Because $z_2,z_3\to z_1$ for $\varphi\to \pi/3$, the area of the triangle should approach $0$ and the sum of angles should approach $\pi$.
This is what I thought; however, a direct calculation of the sum of angles leads to a different result.
The angle in $z_1$ is the angle between the radii of the two circles from the beginning which intersect in $z_1$, i.e. between $z_1+1/2$ and $z_1-1/2$, so
$$\alpha = \arccos\left(\frac{\Big\langle\begin{pmatrix}1/2 \\ \sqrt 3/2\end{pmatrix}, \begin{pmatrix}-1/2\\ \sqrt 3/2\end{pmatrix}\Big\rangle}{1\cdot 1}\right) = \arccos \frac 12 = \frac \pi3.$$
The angle in $z_2$ is the angle between the radii of the initial circle and the dashed circle in $z_2$, i.e. between $z_2+1/2$ and $z_2$, so
$$\beta = \arccos\left(\frac{\Big\langle \begin{pmatrix}\operatorname{Re}z_2+1/2 \\ \operatorname{Im}z_2\end{pmatrix}, \begin{pmatrix}\operatorname{Re}z_2 \\ \operatorname{Im}z_2\end{pmatrix}\Big\rangle}{1\cdot |z_2|}\right)=\arccos\left(\frac{|z_2|^2+(\cos\varphi-1/2)/2}{|z_2|}\right),$$ where $|z_2|^2=(\cos\varphi-1/2)^2+\sin^2\varphi=5/4-\cos\varphi$, so $$\beta=\arccos\left(\frac{1-(\cos\varphi)/2}{\sqrt{5/4-\cos\varphi}}\right)\to\arccos\frac{\sqrt{3}}{2}=\frac \pi6$$ for $\varphi\to\pi/3$.

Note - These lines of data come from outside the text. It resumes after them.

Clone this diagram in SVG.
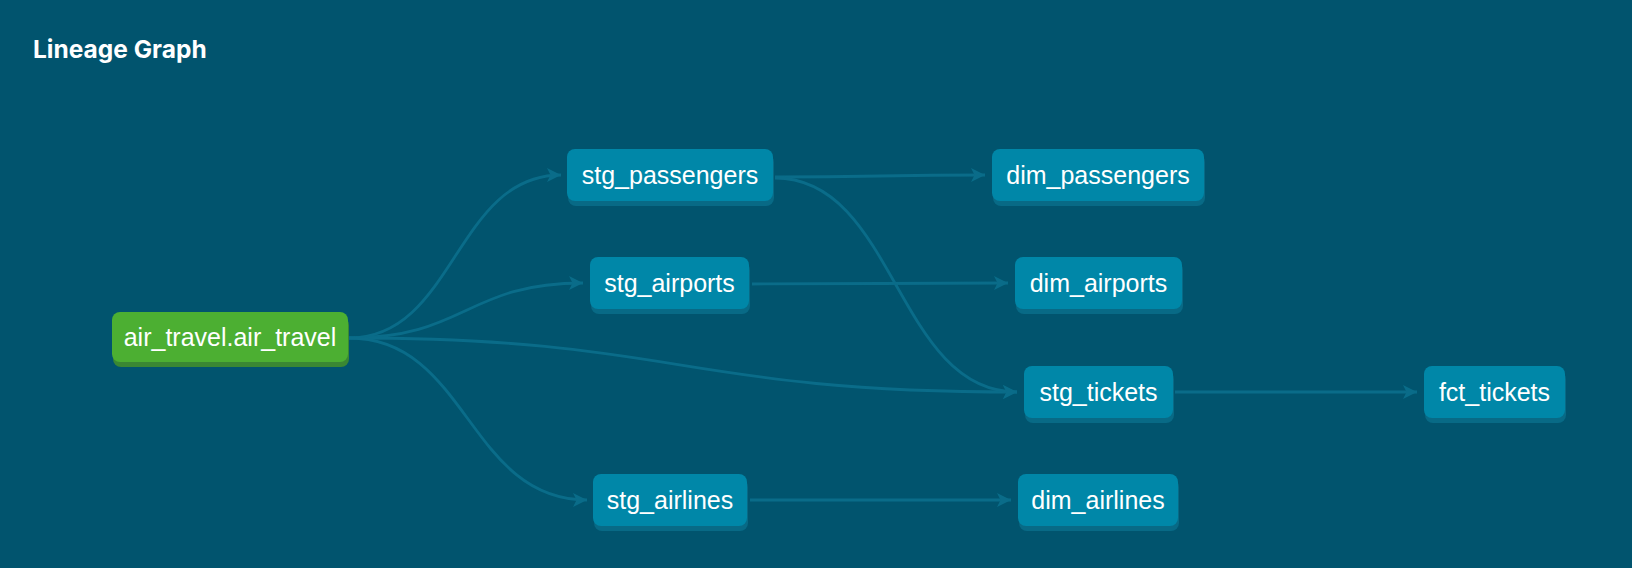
<svg xmlns="http://www.w3.org/2000/svg" width="1632" height="568" viewBox="0 0 1632 568">
<defs>
<style>
.bg{fill:#01546e}
.title{font-family:Inter,"Liberation Sans",sans-serif;font-weight:700;font-size:24.5px;fill:#ffffff}
.n rect.m{fill:#0087a8}
.n rect.s{fill:#086a86}
.g rect.m{fill:#4caf32}
.g rect.s{fill:#3a8733}
.lbl{font-family:"Liberation Sans",Arial,sans-serif;font-size:25px;fill:#ffffff;text-anchor:middle}
.e{fill:none;stroke:#0a6c89;stroke-width:2.8}
</style>
<marker id="arr" markerWidth="14" markerHeight="14" viewBox="0 0 14 14" refX="14" refY="7" orient="auto" markerUnits="userSpaceOnUse">
<path d="M0,0 L14,7 L0,14 L3.5,7 Z" fill="#0a6c89"/>
</marker>
</defs>
<rect class="bg" x="0" y="0" width="1632" height="568"/>
<text class="title" x="33" y="58">Lineage Graph</text>
<g id="connectors">
<path class="e" marker-end="url(#arr)" d="M349,338 C455,338 455,175 561,175"/>
<path class="e" marker-end="url(#arr)" d="M349,338 C466,338 466,283 583,283"/>
<path class="e" marker-end="url(#arr)" d="M349,338 C680,338 680,392 1017,392"/>
<path class="e" marker-end="url(#arr)" d="M349,338 C468,338 468,500 587,500"/>
<path class="e" marker-end="url(#arr)" d="M775,177 C880,177 880,175 985,175"/>
<path class="e" marker-end="url(#arr)" d="M775,178 C896,178 896,392 1017,392"/>
<path class="e" marker-end="url(#arr)" d="M752,284 C880,284 880,283 1008,283"/>
<path class="e" marker-end="url(#arr)" d="M1175,392 C1296,392 1296,392 1417,392"/>
<path class="e" marker-end="url(#arr)" d="M750,500 C880,500 880,500 1011,500"/>
</g>
<g id="air_travel" class="g">
<rect class="s" x="113" y="317" width="236" height="50" rx="8"/>
<rect class="m" x="112" y="312" width="236" height="50" rx="8"/>
<text class="lbl" x="230" y="346">air_travel.air_travel</text>
</g>
<g id="stg_passengers" class="n">
<rect class="s" x="568" y="154" width="206" height="52" rx="8"/>
<rect class="m" x="567" y="149" width="206" height="52" rx="8"/>
<text class="lbl" x="670" y="183.5">stg_passengers</text>
</g>
<g id="stg_airports" class="n">
<rect class="s" x="591" y="262" width="159" height="52" rx="8"/>
<rect class="m" x="590" y="257" width="159" height="52" rx="8"/>
<text class="lbl" x="669.5" y="291.5">stg_airports</text>
</g>
<g id="stg_airlines" class="n">
<rect class="s" x="594" y="479" width="154" height="52" rx="8"/>
<rect class="m" x="593" y="474" width="154" height="52" rx="8"/>
<text class="lbl" x="670" y="508.5">stg_airlines</text>
</g>
<g id="dim_passengers" class="n">
<rect class="s" x="993" y="154" width="212" height="52" rx="8"/>
<rect class="m" x="992" y="149" width="212" height="52" rx="8"/>
<text class="lbl" x="1098" y="183.5">dim_passengers</text>
</g>
<g id="dim_airports" class="n">
<rect class="s" x="1016" y="262" width="167" height="52" rx="8"/>
<rect class="m" x="1015" y="257" width="167" height="52" rx="8"/>
<text class="lbl" x="1098.5" y="291.5">dim_airports</text>
</g>
<g id="stg_tickets" class="n">
<rect class="s" x="1025" y="371" width="149" height="52" rx="8"/>
<rect class="m" x="1024" y="366" width="149" height="52" rx="8"/>
<text class="lbl" x="1098.5" y="400.5">stg_tickets</text>
</g>
<g id="fct_tickets" class="n">
<rect class="s" x="1425" y="371" width="141" height="52" rx="8"/>
<rect class="m" x="1424" y="366" width="141" height="52" rx="8"/>
<text class="lbl" x="1494.5" y="400.5">fct_tickets</text>
</g>
<g id="dim_airlines" class="n">
<rect class="s" x="1019" y="479" width="160" height="52" rx="8"/>
<rect class="m" x="1018" y="474" width="160" height="52" rx="8"/>
<text class="lbl" x="1098" y="508.5">dim_airlines</text>
</g>
</svg>
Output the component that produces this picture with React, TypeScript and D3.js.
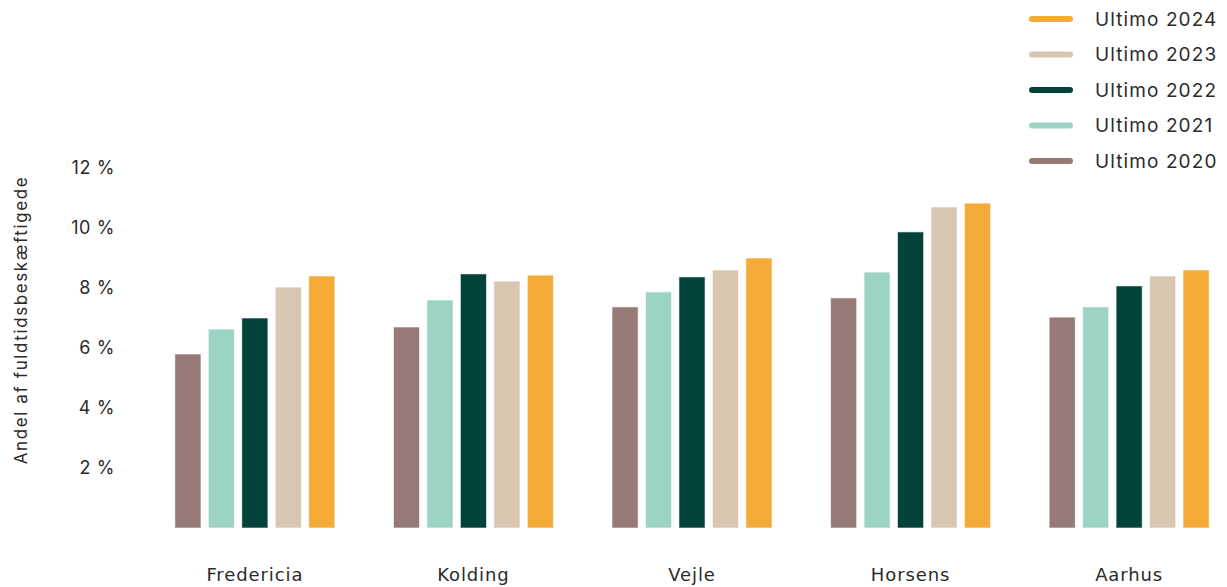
import { useEffect, useRef } from "react";
import * as d3 from "d3";

const cities = ["Fredericia", "Kolding", "Vejle", "Horsens", "Aarhus"];
const years = ["Ultimo 2020", "Ultimo 2021", "Ultimo 2022", "Ultimo 2023", "Ultimo 2024"];
const yearColors = ["#957a76", "#9dd3c4", "#02423a", "#d9c6b1", "#f4aa36"];

// one array per year, in city order
const v2020 = [5.8, 6.7, 7.37, 7.67, 7.03];
const v2021 = [6.63, 7.6, 7.87, 8.53, 7.37];
const v2022 = [7.0, 8.47, 8.37, 9.87, 8.07];
const v2023 = [8.03, 8.23, 8.6, 10.7, 8.4];
const v2024 = [8.4, 8.43, 9.0, 10.83, 8.6];
const series = [v2020, v2021, v2022, v2023, v2024];

const yTicks = [2, 4, 6, 8, 10, 12];

const W = 1227;
const H = 587;

export default function App() {
  const svgRef = useRef<SVGSVGElement>(null);

  useEffect(() => {
    if (!svgRef.current) return;
    const svg = d3.select(svgRef.current);
    svg.selectAll("*").remove();

    const font = "Inter, 'Noto Sans', sans-serif";
    const textColor = "#2b2b2b";

    const y = d3.scaleLinear().domain([0, 12]).range([528, 168]);

    const x0 = d3
      .scaleBand<string>()
      .domain(cities)
      .range([153, 1231])
      .paddingInner(0.268)
      .paddingOuter(0.1);

    const x1 = d3
      .scaleBand<string>()
      .domain(years)
      .range([0, x0.bandwidth()])
      .paddingInner(0.22);

    // bars
    const groups = svg
      .append("g")
      .selectAll("g")
      .data(cities)
      .join("g")
      .attr("transform", (c) => `translate(${x0(c)},0)`);

    groups
      .selectAll("rect")
      .data((c, ci) => years.map((yr, i) => ({ yr, i, v: series[i][ci] })))
      .join("rect")
      .attr("x", (d) => x1(d.yr)!)
      .attr("width", x1.bandwidth())
      .attr("y", (d) => y(d.v))
      .attr("height", (d) => y(0) - y(d.v))
      .attr("fill", (d) => yearColors[d.i])
      .attr("stroke", "#ffffff")
      .attr("stroke-opacity", 0.6)
      .attr("stroke-width", 1);

    // y tick labels
    svg
      .append("g")
      .selectAll("text")
      .data(yTicks)
      .join("text")
      .attr("x", 115)
      .attr("y", (d) => y(d))
      .attr("dy", "0.35em")
      .attr("text-anchor", "end")
      .attr("font-family", font)
      .attr("font-size", 18)
      .attr("letter-spacing", 0.6)
      .attr("fill", textColor)
      .text((d) => `${d} %`);

    // y axis title
    svg
      .append("text")
      .attr("transform", `translate(27,320) rotate(-90)`)
      .attr("text-anchor", "middle")
      .attr("font-family", font)
      .attr("font-size", 17)
      .attr("letter-spacing", 1.6)
      .attr("fill", textColor)
      .text("Andel af fuldtidsbeskæftigede");

    // x labels
    svg
      .append("g")
      .selectAll("text")
      .data(cities)
      .join("text")
      .attr("x", (c) => x0(c)! + x0.bandwidth() / 2)
      .attr("y", 581)
      .attr("text-anchor", "middle")
      .attr("font-family", "'DejaVu Sans', sans-serif")
      .attr("font-size", 18)
      .attr("letter-spacing", 0.9)
      .attr("fill", textColor)
      .text((c) => c);

    // legend, newest first
    const legendYears = years.map((yr, i) => ({ yr, i })).reverse();
    const leg = svg
      .append("g")
      .selectAll("g")
      .data(legendYears)
      .join("g")
      .attr("transform", (_, k) => `translate(0,${19 + k * 35.5})`);

    leg
      .append("line")
      .attr("x1", 1032)
      .attr("x2", 1070)
      .attr("stroke", (d) => yearColors[d.i])
      .attr("stroke-width", 6)
      .attr("stroke-linecap", "round");

    leg
      .append("text")
      .attr("x", 1095)
      .attr("dy", "0.35em")
      .attr("font-family", font)
      .attr("font-size", 19)
      .attr("letter-spacing", 1.1)
      .attr("fill", textColor)
      .text((d) => d.yr);
  }, []);

  return (
    <svg
      ref={svgRef}
      width={W}
      height={H}
      style={{ position: "absolute", left: 0, top: 0, background: "#fff" }}
    />
  );
}
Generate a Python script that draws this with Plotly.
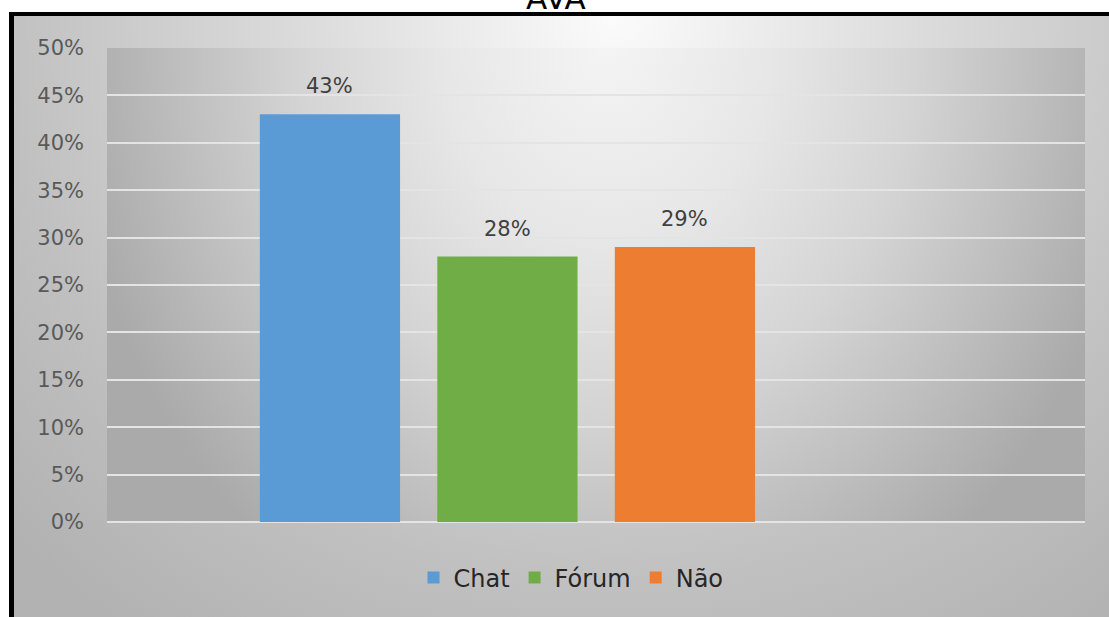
import base64
import plotly.graph_objects as go

# Survey answers for the "AVA" question
categories = ["Chat", "Fórum", "Não"]
shares = [0.43, 0.28, 0.29]
colors = ["#5B9BD5", "#70AD47", "#ED7D31"]
tick_values = [0, 0.05, 0.10, 0.15, 0.20, 0.25, 0.30, 0.35, 0.40, 0.45, 0.50]
tick_labels = ["0%", "5%", "10%", "15%", "20%", "25%", "30%", "35%", "40%", "45%", "50%"]

W, H = 1109, 617
ML, MR, MT, MB = 107, 24, 48, 95
PW, PH = W - ML - MR, H - MT - MB


def px(x):
    """Pixel column -> paper x."""
    return (x - ML) / PW


def py(y):
    """Pixel row -> paper y."""
    return (H - MB - y) / PH


def radial_gradient(w, h, cx, cy, rx, ry, stops):
    stop_xml = "".join(f'<stop offset="{o}" stop-color="{c}"/>' for o, c in stops)
    svg = (
        f'<svg xmlns="http://www.w3.org/2000/svg" width="{w}" height="{h}" '
        f'viewBox="0 0 {w} {h}" preserveAspectRatio="none"><defs>'
        f'<radialGradient id="g" gradientUnits="userSpaceOnUse" cx="0" cy="0" r="1" '
        f'gradientTransform="translate({cx} {cy}) scale({rx} {ry})">{stop_xml}'
        f'</radialGradient></defs><rect width="{w}" height="{h}" fill="url(#g)"/></svg>'
    )
    return "data:image/svg+xml;base64," + base64.b64encode(svg.encode()).decode()


fig = go.Figure()
for name, val, col in zip(categories, shares, colors):
    fig.add_trace(go.Bar(
        x=[name], y=[val], name=name, marker=dict(color=col, line=dict(width=0)),
        width=0.79, hoverinfo="skip",
    ))

# value labels above each bar
annotations = [
    dict(x=name, y=val, xref="x", yref="y", text=f"{round(val * 100)}%",
         showarrow=False, yanchor="middle", yshift=28,
         font=dict(family="DejaVu Sans", size=21, color="#404040"))
    for name, val in zip(categories, shares)
]
# chart title, mostly clipped by the top edge
annotations.append(dict(
    x=px(556), y=py(18), xref="paper", yref="paper", text="AVA", showarrow=False,
    xanchor="center", yanchor="bottom",
    font=dict(family="DejaVu Sans", size=31, color="#000000"),
))

outer_bg = radial_gradient(W - 14, H - 16, 600, 0, 820, 760,
                           [(0, "#fbfbfb"), (0.37, "#dcdcdc"), (0.75, "#c0c0c0"), (1, "#b2b2b2")])
plot_bg = radial_gradient(PW, PH, 500, 0, 540, 640,
                          [(0, "#f4f4f4"), (0.3, "#e7e7e7"), (0.57, "#d4d4d4"), (1, "#aaaaaa")])

images = [
    dict(source=outer_bg, xref="paper", yref="paper", x=px(14), y=py(16),
         sizex=(W - 14) / PW, sizey=(H - 16) / PH, sizing="stretch",
         xanchor="left", yanchor="top", layer="below"),
    dict(source=plot_bg, xref="paper", yref="paper", x=0, y=1,
         sizex=1, sizey=1, sizing="stretch",
         xanchor="left", yanchor="top", layer="below"),
]

# black frame along the top and left edges
shapes = [
    dict(type="rect", xref="paper", yref="paper", x0=px(9), x1=px(W + 2),
         y0=py(16), y1=py(12), fillcolor="#000000", line=dict(width=0), layer="below"),
    dict(type="rect", xref="paper", yref="paper", x0=px(9), x1=px(14),
         y0=py(H + 2), y1=py(12), fillcolor="#000000", line=dict(width=0), layer="below"),
]

fig.update_layout(
    width=W, height=H, autosize=False,
    margin=dict(l=ML, r=MR, t=MT, b=MB, pad=0),
    paper_bgcolor="#ffffff", plot_bgcolor="rgba(0,0,0,0)",
    barmode="overlay", showlegend=True,
    images=images, shapes=shapes, annotations=annotations,
    legend=dict(orientation="h", x=px(571), xanchor="center", y=py(578), yanchor="middle",
                bgcolor="rgba(0,0,0,0)", font=dict(family="DejaVu Sans", size=24, color="#262626"),
                traceorder="normal"),
    xaxis=dict(range=[-1.256, 4.254], showticklabels=False, showgrid=False,
               zeroline=False, showline=False, ticks="", fixedrange=True),
    yaxis=dict(range=[0, 0.5], tickvals=tick_values, ticktext=tick_labels,
               showgrid=True, gridcolor="#e4e4e4", gridwidth=2,
               zeroline=True, zerolinecolor="#e4e4e4", zerolinewidth=2,
               showline=False, ticks="", ticklabelstandoff=22,
               tickfont=dict(family="DejaVu Sans", size=21, color="#595959"),
               fixedrange=True),
)

fig.write_html("out.html")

The third angle $\gamma$ is equal to $\beta$ due to symmetry.
So, we get $\alpha+\beta+\gamma\to 2\pi/3$ for $\varphi\to\pi/3$, but $A(\Delta)\to 0$.
Where is the mistake; how does this make sense? Thanks!
Best Answer
The interior angle at $z_1$ is actually $2\pi/3$. You computed the exterior angle, not the interior one.